Jack Smith, in a Defiant Final Report, Insists That He Could Have Convicted Trump for January 6
It was only the president-elect’s triumph in November that sank the special counsel’s prosecution for trying to reverse the result of the 2020 election.
Special Counsel Jack Smith’s final report on his election interference case against President-elect Trump for election interference discloses a prosecutor unshaken in his belief that he could have secured a conviction.
The rub, as Mr. Smith acknowledges in the 137-page dispatch, is that on Monday Trump will take the oath of office after Americans voted to return him to the White House. Mr. Smith reckons that “but for Mr. Trump’s election and imminent return to the presidency … the admissible evidence was sufficient to obtain and sustain a conviction at trial.”
“But for” is potent language in the law, as Mr. Smith would know well. It suggests the tightest of relationships between cause and effect, and is the test used to determine guilt in criminal law and liability in tort law. The special counsel is asserting that the only thing that prevented him from wrangling a “guilty” verdict out of a jury is the Department of Justice’s ruling that sitting presidents possess “categorical” immunity from all criminal prosecution.
Mr. Smith acknowledges that “the Constitution prohibits the continued indictment and prosecution of a president is categorical and does not turn on the gravity of the crimes charged, the strength of the government’s proof or the merits of the prosecution, which the office stands fully behind.”
The report, which is mandated by the special counsel regulations under which Mr. Smith served, was delivered to Congress at around midnight on Monday evening. The decision to release it was made by Attorney General Garland, and it came after Judge Aileen Cannon in the Southern District of Florida ruled that it could see the light of day.
The fate of its companion volume, which covers Mr. Smith’s prosecution of Trump and two others for the storage of classified documents at Mar-a-Lago, will be decided at a hearing before Judge Cannon on Friday. That case differs from the election interference one in that it is ongoing, on appeal before the 11th United States Appeals Circuit, against the two other defendants — Waltine Nauta and Carlos De Oliveira.
Mr. Smith decries “The intense public scrutiny of our Office, threats to their safety, and relentless unfounded attacks on their character and integrity” that he asserts has been the lot of his team during its pursuit of two of the highest-profile prosecutions in American history. He calls his staff “intensely good people who did hard things well.”

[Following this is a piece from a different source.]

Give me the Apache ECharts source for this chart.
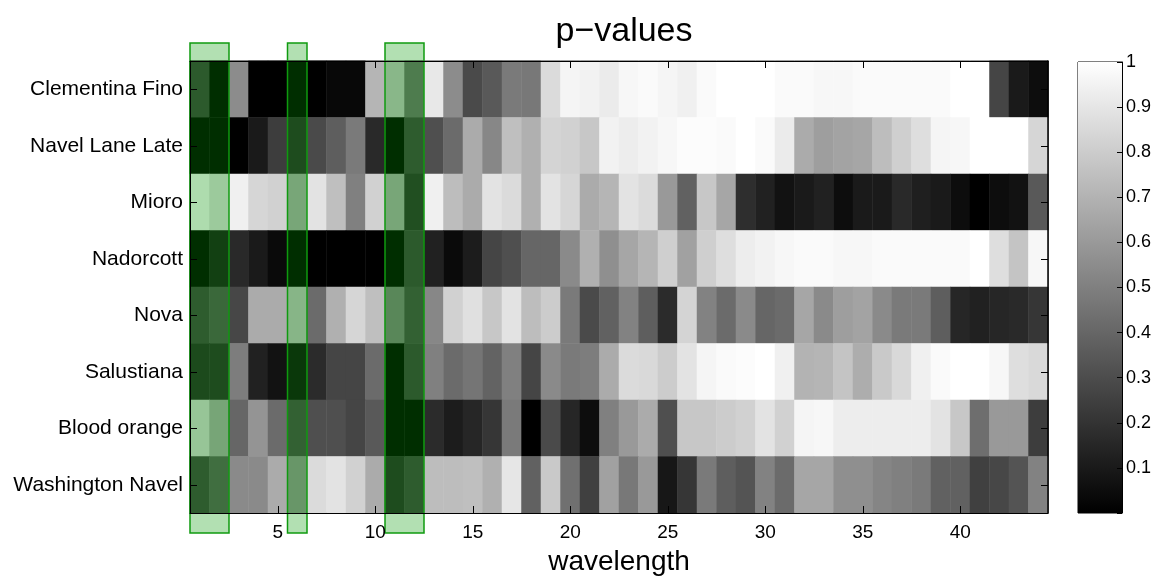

The special counsel’s report is suffused with his contention that both of the cases against Trump were worthy of prosecution. He quotes Justice Robert Jackson’s view that a case ought to be brought when “the offense [was] the most flagrant, the public harm the greatest, and the proof the most certain.” That, Mr. Smith avers, was his own standard.

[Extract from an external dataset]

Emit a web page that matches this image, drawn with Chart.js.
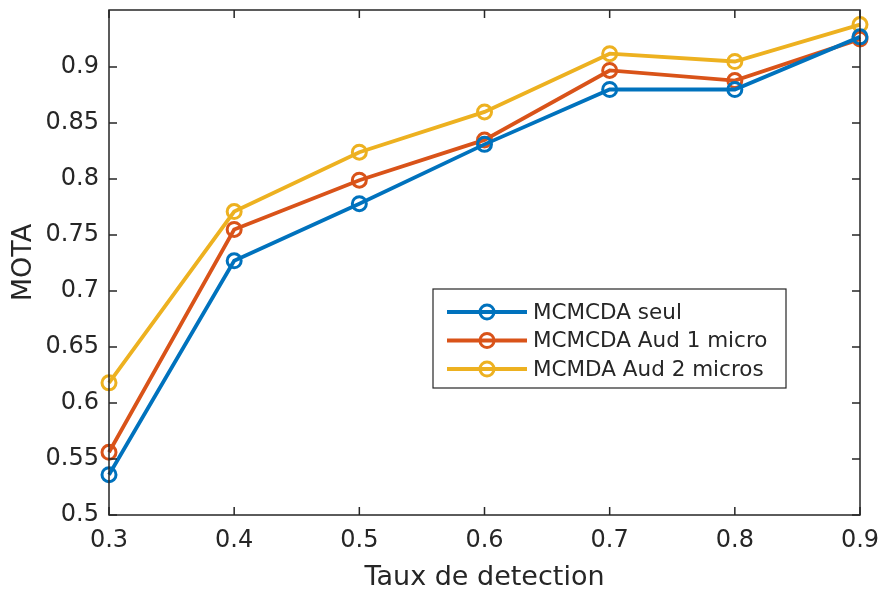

The special counsel, who resigned from the DOJ last week, leaves the scene persuaded that “substantial evidence demonstrates that Mr. Trump … engaged in an unprecedented criminal effort to overturn the legitimate results of the election in order to retain power.” Mr. Smith adds that Trump “worked with other people to achieve a common plan: to overturn the election results and perpetuate himself in office.”
Mr. Smith is unsparing in his assessment that Trump used lies “as a weapon to defeat a federal government function foundational to the United States’ democratic process.” The prosecutor reckons that the “throughline of all of Mr. Trump’s criminal efforts was deceit.” The report contains images of the riot at the Capitol on January 6, and extensive footnotes detailing the chaos and violence ensued.

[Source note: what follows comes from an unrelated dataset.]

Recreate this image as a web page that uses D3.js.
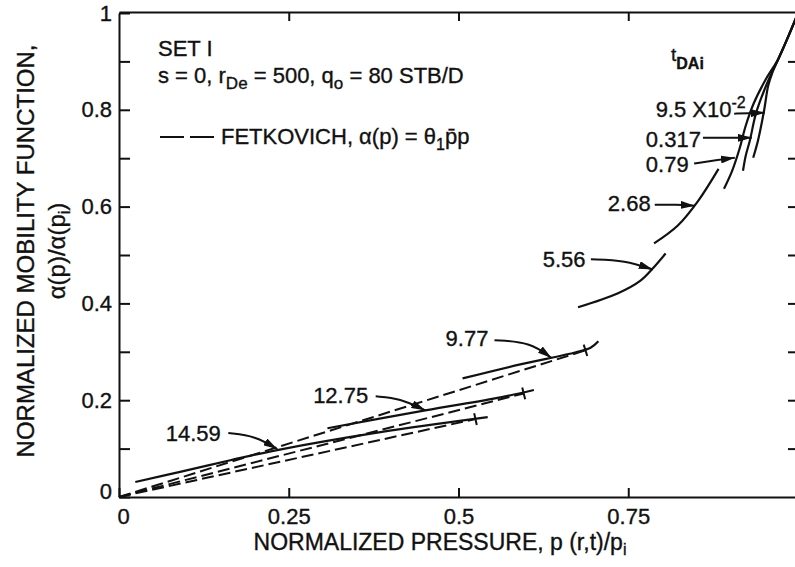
<!DOCTYPE html>
<html>
<head>
<meta charset="utf-8">
<script src="https://cdn.jsdelivr.net/npm/d3@7"></script>
<style>
  body { margin: 0; background: #fff; }
  text { font-family: "Liberation Sans", Arial, sans-serif; fill: #111; stroke: #111; stroke-width: 0.35px; }
  .axis path, .axis line { stroke: #111; stroke-width: 2; }
</style>
</head>
<body>
<div id="chart"></div>
<script>
// ---- data (normalized pressure, normalized mobility) ----
var xTickValues = [0, 0.25, 0.5, 0.75];
var yTickValues = [0, 0.1, 0.2, 0.3, 0.4, 0.5, 0.6, 0.7, 0.8, 0.9, 1];
var rightTickValues = [0.1, 0.2, 0.3, 0.4, 0.5, 0.6, 0.7, 0.8, 0.9];

// simulated alpha(p) profiles, one per t_DAi
var c_0095 = [[1.0, 1.0], [0.984, 0.946], [0.971, 0.905], [0.962, 0.876], [0.956, 0.849], [0.950, 0.798], [0.941, 0.736], [0.934, 0.701]];
var c_0317 = [[1.0, 1.0], [0.984, 0.946], [0.971, 0.905], [0.960, 0.872], [0.951, 0.843], [0.938, 0.792], [0.929, 0.736], [0.923, 0.705], [0.919, 0.674]];
var c_079  = [[1.0, 1.0], [0.984, 0.946], [0.971, 0.905], [0.953, 0.864], [0.935, 0.814], [0.923, 0.767], [0.914, 0.720], [0.903, 0.674], [0.891, 0.637]];
var c_268  = [[0.788, 0.524], [0.823, 0.561], [0.853, 0.612], [0.883, 0.678]];
var c_556  = [[0.676, 0.392], [0.735, 0.421], [0.768, 0.447], [0.786, 0.472], [0.805, 0.503]];
var c_977  = [[0.506, 0.245], [0.591, 0.274], [0.673, 0.299], [0.695, 0.309], [0.706, 0.322]];
var c_1275 = [[0.307, 0.142], [0.451, 0.179], [0.562, 0.206], [0.611, 0.221]];
var c_1459 = [[0.024, 0.031], [0.090, 0.052], [0.164, 0.076], [0.233, 0.097], [0.385, 0.134], [0.543, 0.165]];

// average pressure points (tick marks); Fetkovich line runs from origin through them
var pbar_977  = [0.687, 0.303];
var pbar_1275 = [0.596, 0.214];
var pbar_1459 = [0.525, 0.161];

var solidCurves = [c_0095, c_0317, c_079, c_268, c_556, c_977, c_1275, c_1459];
var pbarPoints = [pbar_977, pbar_1275, pbar_1459];

// labels with arrows: text, text anchor point (end), arrow tail, bend, tip
var labels = [
  {t: "14.59", at: [0.150, 0.115], arrow: [[0.161, 0.132], [0.201, 0.126], [0.233, 0.099]]},
  {t: "12.75", at: [0.367, 0.194], arrow: [[0.378, 0.208], [0.414, 0.204], [0.451, 0.179]]},
  {t: "9.77",  at: [0.544, 0.311], arrow: [[0.553, 0.324], [0.606, 0.320], [0.637, 0.287]]},
  {t: "5.56",  at: [0.687, 0.476], arrow: [[0.695, 0.491], [0.746, 0.489], [0.786, 0.470]]},
  {t: "2.68",  at: [0.783, 0.590], arrow: [[0.789, 0.604], [0.820, 0.604], [0.848, 0.602]]},
  {t: "0.79",  at: [0.839, 0.672], arrow: [[0.847, 0.689], [0.880, 0.696], [0.907, 0.701]]},
  {t: "0.317", at: [0.857, 0.724], arrow: [[0.860, 0.742], [0.900, 0.742], [0.932, 0.742]]},
  {t: "9.5 X10", sup: "-2", at: [0.923, 0.786], arrow: [[0.906, 0.792], [0.930, 0.793], [0.951, 0.794]]}
];

var width = 795, height = 567;

var svg = d3.select("#chart").append("svg")
    .attr("width", width)
    .attr("height", height);

var x = d3.scaleLinear().domain([0, 1]).range([119, 798]);
var y = d3.scaleLinear().domain([0, 1]).range([497, 13]);

var fmt = function (d) {
    var r = Math.round(d * 10);
    if (r % 2 !== 0) return "";
    return d3.format("")(+(d.toFixed(1)));
};

// left axis
svg.append("g")
    .attr("class", "axis")
    .attr("transform", "translate(119,0)")
    .call(d3.axisLeft(y).tickValues(yTickValues).tickSizeInner(-11).tickSizeOuter(0).tickPadding(7).tickFormat(fmt))
    .call(function (g) {
        g.selectAll("text").style("font-size", "22px");
        g.selectAll(".tick").filter(function (d) { return d === 0; }).select("text").attr("dy", "0.05em");
    });

// right axis (ticks only)
svg.append("g")
    .attr("class", "axis")
    .attr("transform", "translate(798,0)")
    .call(d3.axisRight(y).tickValues(rightTickValues).tickSizeInner(-10).tickSizeOuter(0).tickFormat(""));

// bottom axis
svg.append("g")
    .attr("class", "axis")
    .attr("transform", "translate(0,497)")
    .call(d3.axisBottom(x).tickValues(xTickValues).tickSizeInner(-9).tickSizeOuter(0).tickPadding(11).tickFormat(d3.format("")))
    .call(function (g) {
        g.selectAll("text").style("font-size", "22px");
        g.selectAll(".tick").filter(function (d) { return d === 0; }).select("text").attr("x", 4);
    });

// top axis
svg.append("g")
    .attr("class", "axis")
    .attr("transform", "translate(0,12)")
    .call(d3.axisTop(x).tickValues([0.25, 0.5, 0.75]).tickSizeInner(-9).tickSizeOuter(0).tickFormat(""));

// axis titles
var xt = svg.append("text")
    .attr("x", 440)
    .attr("y", 550)
    .attr("text-anchor", "middle")
    .style("font-size", "23px");
xt.append("tspan").text("NORMALIZED PRESSURE, p (r,t)/p");
xt.append("tspan").attr("dy", 5).style("font-size", "16px").text("i");

var ytitle = svg.append("g").attr("transform", "translate(0,251) rotate(-90)");
ytitle.append("text")
    .attr("x", 0).attr("y", 34)
    .attr("text-anchor", "middle")
    .style("font-size", "24px")
    .text("NORMALIZED MOBILITY FUNCTION,");
var yt2 = ytitle.append("text")
    .attr("x", 0).attr("y", 65)
    .attr("text-anchor", "middle")
    .style("font-size", "24px");
yt2.append("tspan").text("\u03B1(p)/\u03B1(p");
yt2.append("tspan").attr("dy", 5).style("font-size", "16px").text("i");
yt2.append("tspan").attr("dy", -5).text(")");

// curves
var line = d3.line()
    .x(function (d) { return x(d[0]); })
    .y(function (d) { return y(d[1]); })
    .curve(d3.curveCatmullRom.alpha(0.5));

svg.append("g").selectAll("path.solid")
    .data(solidCurves)
    .enter().append("path")
    .attr("class", "solid")
    .attr("d", line)
    .attr("fill", "none")
    .attr("stroke", "#111")
    .attr("stroke-width", 2.2);

// Fetkovich straight lines through origin
svg.append("g").selectAll("line.fet")
    .data(pbarPoints)
    .enter().append("line")
    .attr("class", "fet")
    .attr("x1", x(0)).attr("y1", y(0))
    .attr("x2", function (d) { return x(d[0]); })
    .attr("y2", function (d) { return y(d[1]); })
    .attr("stroke", "#111")
    .attr("stroke-width", 2)
    .attr("stroke-dasharray", "12,5");

// pbar tick marks (perpendicular to the line)
svg.append("g").selectAll("line.pbar")
    .data(pbarPoints)
    .enter().append("line")
    .attr("class", "pbar")
    .each(function (d) {
        var px = x(d[0]), py = y(d[1]);
        var dx = px - x(0), dy = py - y(0);
        var len = Math.sqrt(dx * dx + dy * dy);
        var nx = -dy / len * 6, ny = dx / len * 6;
        d3.select(this)
            .attr("x1", px - nx).attr("y1", py - ny)
            .attr("x2", px + nx).attr("y2", py + ny);
    })
    .attr("stroke", "#111")
    .attr("stroke-width", 2);

// arrow heads
svg.append("defs").append("marker")
    .attr("id", "arr")
    .attr("markerUnits", "userSpaceOnUse")
    .attr("viewBox", "0 0 14 8")
    .attr("refX", 14).attr("refY", 4)
    .attr("markerWidth", 14).attr("markerHeight", 8)
    .attr("orient", "auto")
    .append("path")
    .attr("d", "M0,0 L14,4 L0,8 Z")
    .attr("fill", "#111");

var arrowLine = d3.line()
    .x(function (d) { return x(d[0]); })
    .y(function (d) { return y(d[1]); })
    .curve(d3.curveBasis);

var lab = svg.append("g").selectAll("g.lab")
    .data(labels)
    .enter().append("g").attr("class", "lab");

lab.append("path")
    .attr("d", function (d) { return arrowLine(d.arrow); })
    .attr("fill", "none")
    .attr("stroke", "#111")
    .attr("stroke-width", 2)
    .attr("marker-end", "url(#arr)");

lab.append("text")
    .attr("x", function (d) { return x(d.at[0]); })
    .attr("y", function (d) { return y(d.at[1]); })
    .attr("text-anchor", "end")
    .style("font-size", "22px")
    .each(function (d) {
        var t = d3.select(this);
        t.append("tspan").text(d.t);
        if (d.sup) t.append("tspan").attr("dy", -9).style("font-size", "16px").text(d.sup);
    });

// t_DAi heading
var tdai = svg.append("text")
    .attr("x", 671).attr("y", 61)
    .style("font-size", "19px");
tdai.append("tspan").text("t");
tdai.append("tspan").attr("dy", 8).style("font-size", "16px").style("font-weight", "bold").text("DAi");

// info block
svg.append("text")
    .attr("x", 158).attr("y", 56)
    .style("font-size", "22px")
    .text("SET I");

var info = svg.append("text")
    .attr("x", 158).attr("y", 83)
    .style("font-size", "22px");
info.append("tspan").text("s = 0, r");
info.append("tspan").attr("dy", 6).style("font-size", "17px").text("De");
info.append("tspan").attr("dy", -6).text(" = 500, q");
info.append("tspan").attr("dy", 6).style("font-size", "17px").text("o");
info.append("tspan").attr("dy", -6).text(" = 80 STB/D");

svg.append("line")
    .attr("x1", 160).attr("x2", 214)
    .attr("y1", 137).attr("y2", 137)
    .attr("stroke", "#111").attr("stroke-width", 2)
    .attr("stroke-dasharray", "24,6");

var fet = svg.append("text")
    .attr("x", 221).attr("y", 144)
    .style("font-size", "22px");
fet.append("tspan").text("FETKOVICH, \u03B1(p) = \u03B8");
fet.append("tspan").attr("dy", 6).style("font-size", "16px").text("1");
fet.append("tspan").attr("dy", -6).text("p\u0304p");
</script>
</body>
</html>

Mr. Smith acknowledges that Trump, while he was president, was impeached for incitement to insurrection. He, though, was discovered by the Senate to be “not guilty.” If he had been convicted at impeachment, Trump could have been removed from office — and possibly barred from serving again.
The 47th president has argued that under the impeachment judgment clause of the Constitution, an acquittal at impeachment precludes further criminal charges. That is a matter of debate among constitutionalists. Mr. Smith contends that “Impeachment … was never intended to be a substitute for criminal prosecution.”
While Mr. Smith writes that “there were no historical analogues to Mr. Trump’s alleged criminal conduct,” the Supreme Court ruled in Trump v. United States that all official presidential acts are presumptively immune from prosecution, while private ones are bereft of such protection. The special counsel acknowledges that “The conduct at issue in the Election Case involved both unofficial and official conduct” — but maintains that his case was viable nonetheless.